Bisnis.com, JAKARTA — Pemerintah memberikan sinyal untuk kembali merilis kebijakan ekonomi dan insentif guna menggenjot kemudahan berusaha sekaligus investasi dan ekspor di Indonesia.
Meski tidak menjelaskan secara detail, Menteri Koordinator Bidang Perekonomian, Darmin Nasution mengungkapkan pemerintah tengah bersiap merilis insentif ekonomi. “[Kebijakan ekonomi ] bulan ini tanggal 20-an lah akan ada. Sama sekalian insentif,” ucapnya di Istana Negara, Selasa (15/5).
Rencana pemerintah tersebut juga kembali dipertegas oleh Menteri Keuangan Sri Mulyani yang mengatakan rapat terbatas yang diadakan di Kantor Kepresidenan membahas mengenai persiapan pemerintah untuk meningkatkan investasi.
“[Rapat] membahas bagaimana meningkatkan investasi dan ekspor melalui kebijakan-kebijakan yang nanti dalam beberapa minggu ke depan akan dikeluarkan,” jelasnya singkat.
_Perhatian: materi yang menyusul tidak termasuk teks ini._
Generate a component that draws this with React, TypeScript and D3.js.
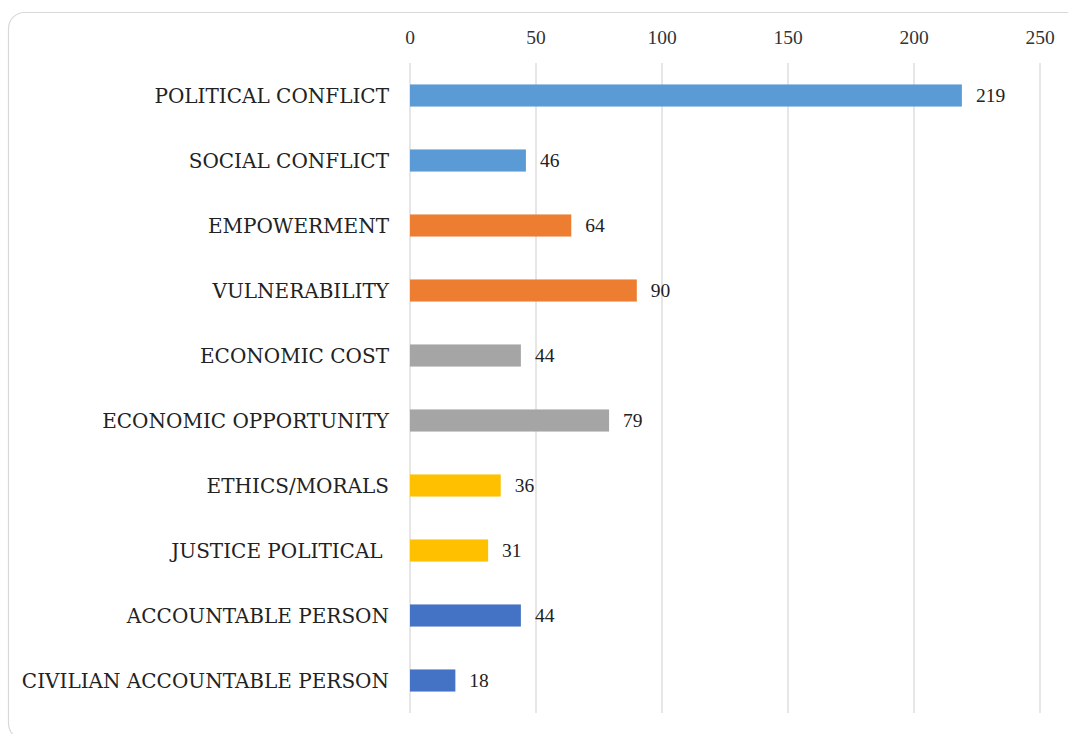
import React from "react";
import * as d3 from "d3";

const categories = [
  "POLITICAL CONFLICT",
  "SOCIAL CONFLICT",
  "EMPOWERMENT",
  "VULNERABILITY",
  "ECONOMIC COST",
  "ECONOMIC OPPORTUNITY",
  "ETHICS/MORALS",
  "JUSTICE POLITICAL ",
  "ACCOUNTABLE PERSON",
  "CIVILIAN ACCOUNTABLE PERSON",
];
const values = [219, 46, 64, 90, 44, 79, 36, 31, 44, 18];
const colors = [
  "#5B9BD5", "#5B9BD5",
  "#ED7D31", "#ED7D31",
  "#A5A5A5", "#A5A5A5",
  "#FFC000", "#FFC000",
  "#4472C4", "#4472C4",
];
const ticks = [0, 50, 100, 150, 200, 250];

const W = 1068;
const H = 734;
const FONT = "'DejaVu Serif', 'Liberation Serif', serif";
const NFONT = "'Liberation Serif', serif";

export default function App() {
  const x = d3.scaleLinear().domain([0, 250]).range([410, 1040]);
  const y = d3.scaleBand().domain(categories).range([63, 713]).paddingInner(0.66).paddingOuter(0.33);
  return (
    <svg width={W} height={H} style={{ position: "absolute", left: 0, top: 0 }}>
      <rect x={0} y={0} width={W} height={H} fill="#fff" />
      <rect x={8.5} y={12.5} width={1100} height={727} rx={16} fill="#fff" stroke="#d9d9d9" strokeWidth={1.2} />
      {ticks.map((t) => (
        <g key={t}>
          <line x1={x(t)} x2={x(t)} y1={63} y2={713} stroke="#d9d9d9" strokeWidth={1.3} />
          <text x={x(t)} y={44} textAnchor="middle" fontFamily={NFONT} fontSize={19.5} fill="#333">
            {t}
          </text>
        </g>
      ))}
      {categories.map((c, i) => {
        const yy = y(c)!;
        const bw = y.bandwidth();
        return (
          <g key={c}>
            <rect x={x(0)} y={yy} width={x(values[i]) - x(0)} height={bw} fill={colors[i]} />
            <text
              x={389}
              y={yy + bw / 2}
              dy="0.35em"
              textAnchor="end"
              fontFamily={FONT}
              fontSize={20}
              fill="#222"
              style={{ whiteSpace: "pre" }}
            >
              {c}
            </text>
            <text x={x(values[i]) + 14} y={yy + bw / 2} dy="0.35em" fontFamily={NFONT} fontSize={19.5} fill="#222">
              {values[i]}
            </text>
          </g>
        );
      })}
    </svg>
  );
}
Di tengah ketidakpastian ekonomi global saat ini, dia masih optimistis defisit APBN semakin akan terus menurun bahkan berpeluang berada di bawah 2% pada tahun mendatang. Tak hanya itu, Sri menambahkan dengan keseimbangan primer (primary balance) yang mendekati nol, hal itu bisa menunjukkan bahwa kondisi fiskal nasional masih terjaga.
“Ini sudah akan menimbulkan paling tidak sinyal bahwa fiskal kita terjaga, konsolidasi. Namum tetap memiliki daya dorong karena ekonomi kita masih butuh support, terutama untuk kebijakan-kebijakan yang sifatnya fundamental, seperti kemiskinan, kesehatan,” tambahnya.
Baca Juga
Saat ini, dia menjelaskan pemerintah telah merilis serangkaian insentif ekonomi untuk mendorong investasi dan ekspor naisonal. “Sekarang ini kita sudah banyak, ada tax holiday, tax allowance, sekarang akan diperluas tax allowance terutama untuk apa yang investasi di bawah Rp500 miliar, kita juga akan mendesain untuk industri padat karya orientasi ekspor,” tuturnya.
Menurutnya, upaya tersebut dilakukan untuk membangun ketahanan ekonomi nasional dengan menggenjot investasi dan ekspor. “Sehingga waktu kita tumbuh tinggi, kita tidak terhalang oleh transaksi berjalan yang negatif atau neraca pembayaran yang tertekan,” jelasnya.